Last year's Moto X is the best phone I've ever owned. It's just the right size, it has just the right features. And by the time I'm ready to upgrade, it won't exist anymore, because the way we make smartphones now is dumb.
Overnight, Motorola announced its successor to the original Moto X, which while also being called the Moto X is not, in fact, the Moto X I currently own and unabashedly love. Don't get me wrong; it's by all accounts a great device. But while this Moto X inherits the spirit of its predecessor—along with its indispensable software tricks—it is and always will be an imposter. Why? Because it's bigger. Much, much bigger. Someone gave my Moto X a Super Mario mushroom, and there's no Koopa Troopa army big enough to shrink it back down.
Why do we do this to our devices? Why do we change them so drastically year to year? Motorola's not the only one, and it's not only about size. The HTC One was the first beautiful Android phone; the HTC One M8 is bigger and far less stylish. The Galaxy S4 was a noble (albeit plasticky) flagship; the Galaxy S5 looks like a flattened-out golf ball. Forget leaving well enough alone. Most phone manufacturers won't even let pretty great be.
And last year's Moto X is pretty damn great, in a way that this year's build can't be. The jump from 4.7 inches to 5.2 inches might not sound major, but it's the difference between comfortably navigating the entire display with one hand and having to stretch your thumbs or double-fist it. It's the difference between disappearing in your pocket and being a bulge. Most of all, it's just an inexplicable rethink of what was a near-perfect build. It's as though Toyota suddenly decided the 2015 Camry should be an SUV.
What's most frustrating is that the reasons for the gargantuanization aren't technological. That better camera, those better speakers, those faster guts all would have fit snugly in last year's design. The reasons Moto gave us for the switch were "market research"—hopefully not from the same source that gave us these ads—and the desire to fit two IR sensors on the front, so that you can wave at your phone to make it shut up. Given the choice between perfect phone and disposable gimmick, I choose perfection. Or would, anyway, if I could.
The kicker is the revelation that the Moto X body I currently own isn't just destined for fossilization; its brains have also been dead-ended. Like the new software tricks in the new Moto X? Enjoy them from afar, because they won't trickle down. It's a dead-end device, as far as Moto's concerned. And once its battery dies, or I drop it at the wrong angle, it'll be gone forever.
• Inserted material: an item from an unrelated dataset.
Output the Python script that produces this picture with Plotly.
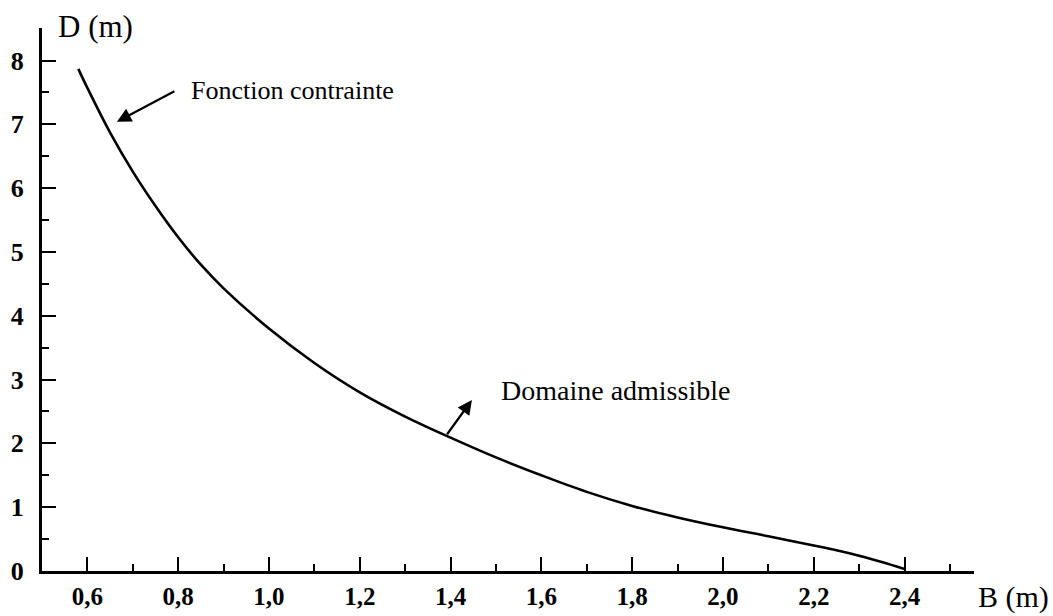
import plotly.graph_objects as go

# Curve (B in m, D in m)
B_values = [0.58, 0.60, 0.65, 0.70, 0.75, 0.80, 0.85, 0.90, 1.00, 1.10, 1.20, 1.30,
            1.40, 1.50, 1.60, 1.70, 1.80, 1.90, 2.00, 2.10, 2.20, 2.25, 2.30, 2.35, 2.40]
D_values = [7.87, 7.57, 6.87, 6.26, 5.72, 5.23, 4.80, 4.43, 3.80, 3.26, 2.80, 2.42,
            2.09, 1.78, 1.50, 1.24, 1.02, 0.84, 0.685, 0.545, 0.40, 0.325, 0.24, 0.14, 0.03]

x_title = "B (m)"
y_title = "D (m)"
label_constraint = "Fonction contrainte"
label_domain = "Domaine admissible"

SERIF = "Liberation Serif, Times New Roman, serif"

fig = go.Figure()
fig.add_trace(go.Scatter(
    x=B_values, y=D_values, mode="lines",
    line=dict(color="black", width=2.6, shape="spline", smoothing=1.0),
    showlegend=False, hoverinfo="skip",
))

fig.update_layout(
    width=1053, height=616,
    margin=dict(l=42, r=79, t=28, b=45, autoexpand=False),
    paper_bgcolor="white", plot_bgcolor="white",
    separators=", ",
    showlegend=False,
)

fig.update_xaxes(
    range=[0.5, 2.553], automargin=False,
    tickmode="linear", tick0=0.6, dtick=0.2, tickformat=".1f",
    ticks="inside", ticklen=14, tickwidth=2, tickcolor="black",
    minor=dict(tickmode="linear", tick0=0.5, dtick=0.1, ticks="inside",
               ticklen=7, tickwidth=2, tickcolor="black"),
    showline=True, linecolor="black", linewidth=3,
    showgrid=False, zeroline=False,
    tickfont=dict(family=SERIF, size=25, color="black", weight="bold"),
    ticklabelstandoff=1,
)
fig.update_yaxes(
    range=[0, 8.51], automargin=False,
    tickmode="linear", tick0=0, dtick=1,
    ticks="inside", ticklen=14, tickwidth=2, tickcolor="black",
    minor=dict(tickmode="linear", tick0=0, dtick=0.5, ticks="inside",
               ticklen=7, tickwidth=2, tickcolor="black"),
    showline=True, linecolor="black", linewidth=3,
    showgrid=False, zeroline=False,
    tickfont=dict(family=SERIF, size=26, color="black", weight="bold"),
    ticklabelstandoff=10,
)

# Axis titles
fig.add_annotation(text=y_title, xref="paper", yref="paper", x=0.015, y=1.003,
                   xanchor="left", yanchor="middle", showarrow=False,
                   font=dict(family=SERIF, size=31, color="black"))
fig.add_annotation(text=x_title, xref="paper", yref="paper", x=1.002, y=-0.047,
                   xanchor="left", yanchor="middle", showarrow=False,
                   font=dict(family=SERIF, size=30, color="black"))

# Arrows
fig.add_annotation(x=0.665, y=7.04, ax=0.795, ay=7.53, xref="x", yref="y",
                   axref="x", ayref="y", text="", showarrow=True,
                   arrowhead=2, arrowsize=1.3, arrowwidth=2.2, arrowcolor="black")
fig.add_annotation(x=1.447, y=2.68, ax=1.390, ay=2.12, xref="x", yref="y",
                   axref="x", ayref="y", text="", showarrow=True,
                   arrowhead=2, arrowsize=1.3, arrowwidth=2.2, arrowcolor="black")

# Labels
fig.add_annotation(text=label_constraint, x=0.824, y=7.53, xref="x", yref="y",
                   xanchor="left", yanchor="middle", showarrow=False,
                   font=dict(family=SERIF, size=26, color="black"))
fig.add_annotation(text=label_domain, x=1.507, y=2.83, xref="x", yref="y",
                   xanchor="left", yanchor="middle", showarrow=False,
                   font=dict(family=SERIF, size=28, color="black"))

fig.write_html("out.html")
The only arguable exception to this fickle phone fabrication is Apple, whose iPhone, now in its eighth year, has only seen one truly significant design overhaul, when it transitioned from the 3GS to the iPhone 4. There have been other tweaks and twiddles along the way—it gained screen size and ditched the double glass sides between the 4S and 5, but without dramatically altering the dimensions—but the most common complaint leveled against Apple's smartphone design progression is that it's so boring. Which is just a rude way of saying that iPhones are consistent and recognizable. If you like this year's iPhone, you'll almost certainly like next year's, because it will look largely the same, if not identical. That's how you build a fan base. That's how you create a juggernaut.